In the prelude and commentary to the game we were given some insight into the relationship between owner and manager, who shared a similar vision for the club. Yet we heard how the relationship between the two was feisty with heated arguments at best.
At one point the manager was sacked despite his great achievements at Peterborough, only to be reinstated the following year!! Whilst their heated arguments were put down to passion, they clearly had different ideas about the method and path to achieving the agreed vision.
An openness to accepting that there is more than one way to achieve the same vision, as demonstrated by the former manager's achievements with the club during his tenure, was what enabled the owner to reinstate him.
How To Resolve Conflict - Empowering Questions
Let's return to the first scenario above to the person who hates his job and wants fulfilment whilst maintaining a sense of security in his life.
Many believe that they have to choose one over the other - security or fulfilment. This may be a limiting belief, however need not remain the case.

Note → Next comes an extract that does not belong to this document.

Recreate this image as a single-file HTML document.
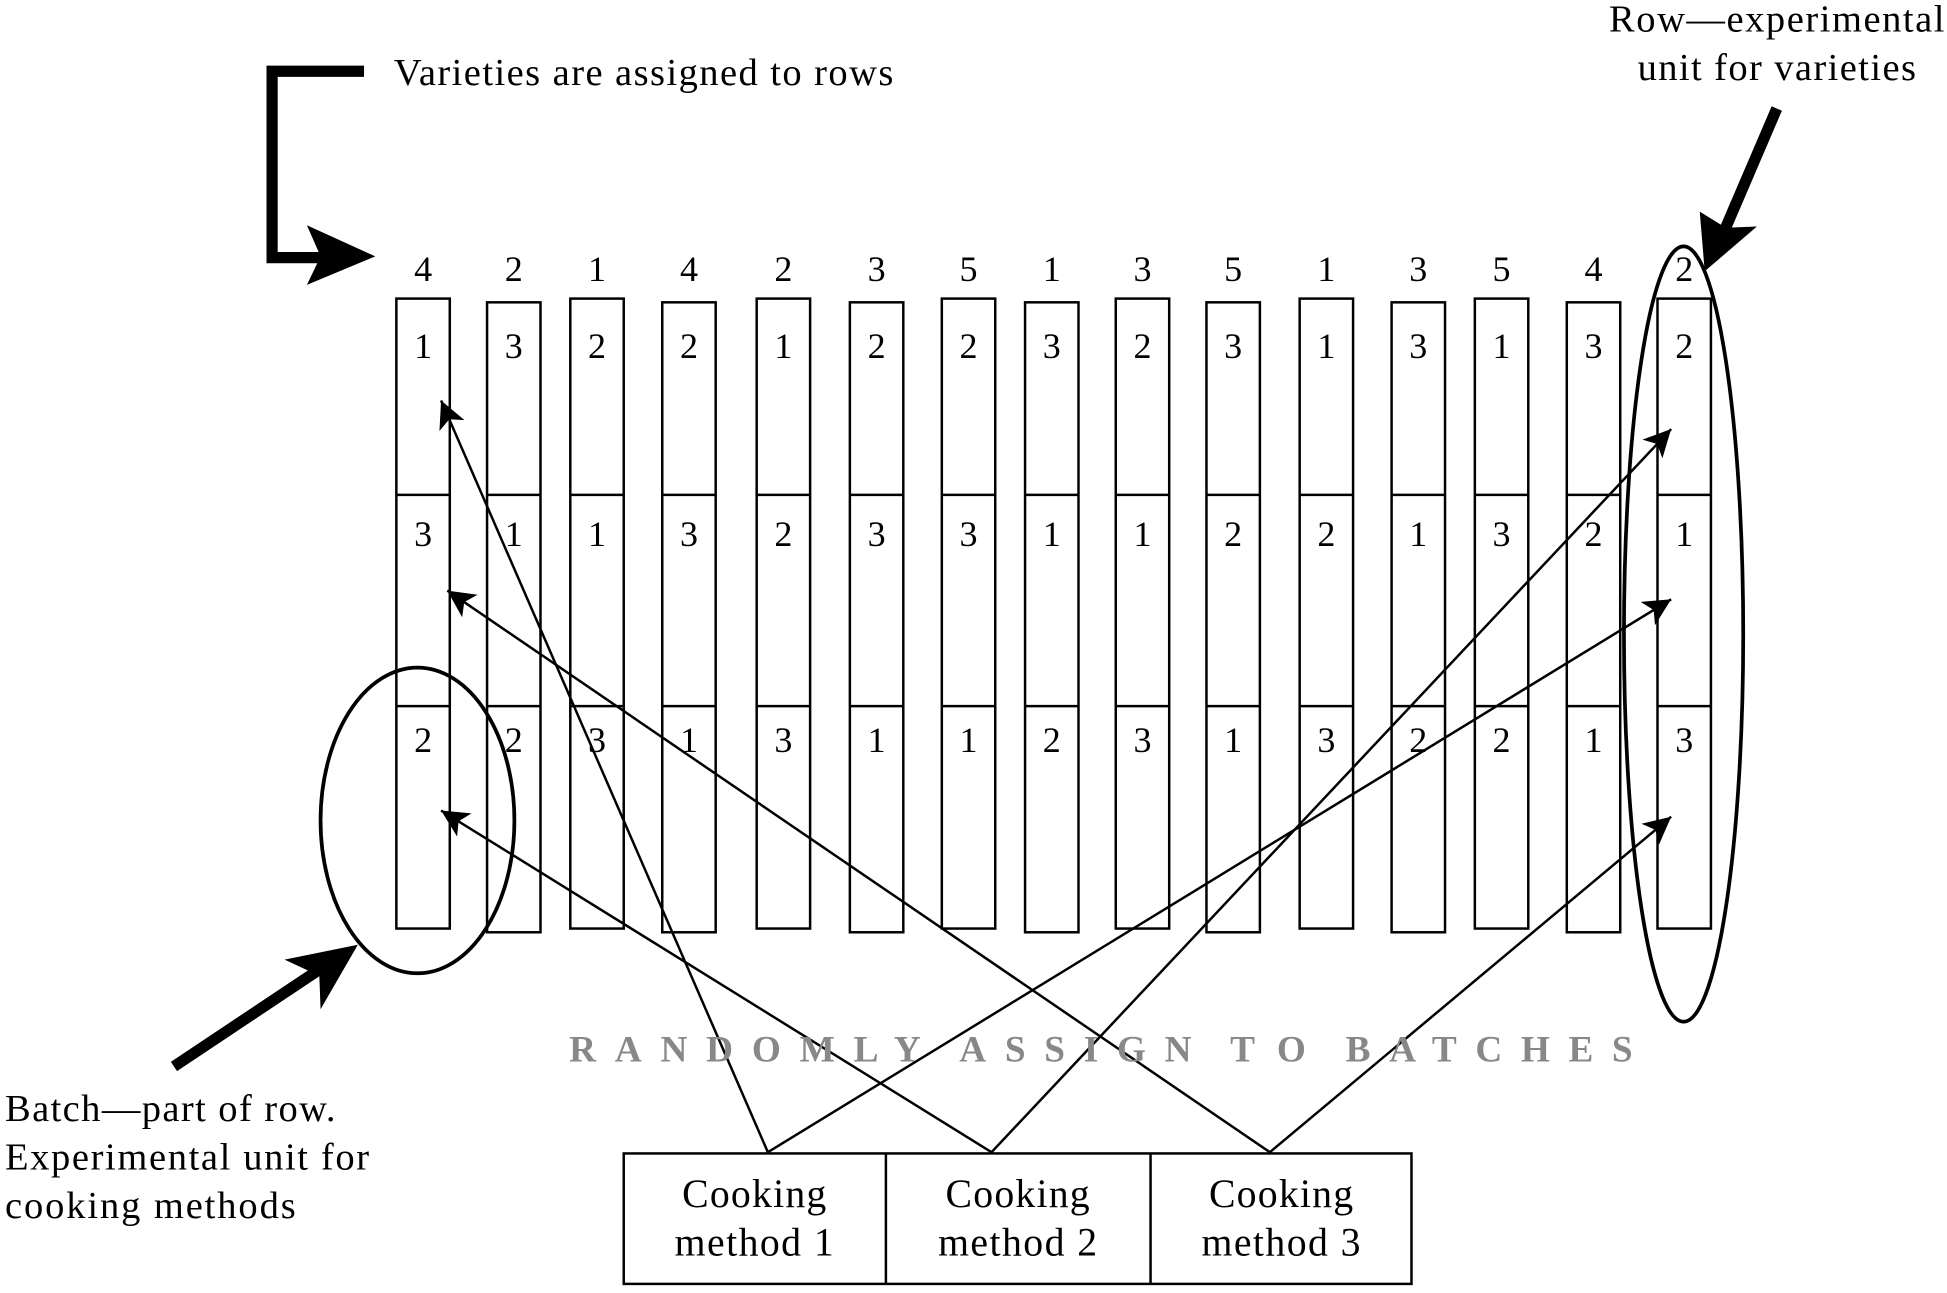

If you explore the possibilities for the two to co-exist, and the best place to start is to ask an exploratory question.
'In what way can I achieve a more fulfilling life whilst securing my future?' is an example of one such question. Questions, when asked in a certain way are powerful to opening up possibilities for your life, because when you ask a question of yourself, everything within in you will focus in on it like a laser to product possible solutions.
As long as you are open to the possibilities that show up, solutions will present themselves as to how both needs can be met. It may be that the person in this scenario finds a business he likes that he can explore and start on a part time basis, whilst he builds the financial security needed to leave his employed work.
Experiment with the four conflict resolution strategies above and experience how they enable you to resolve the conflicts you may face in life.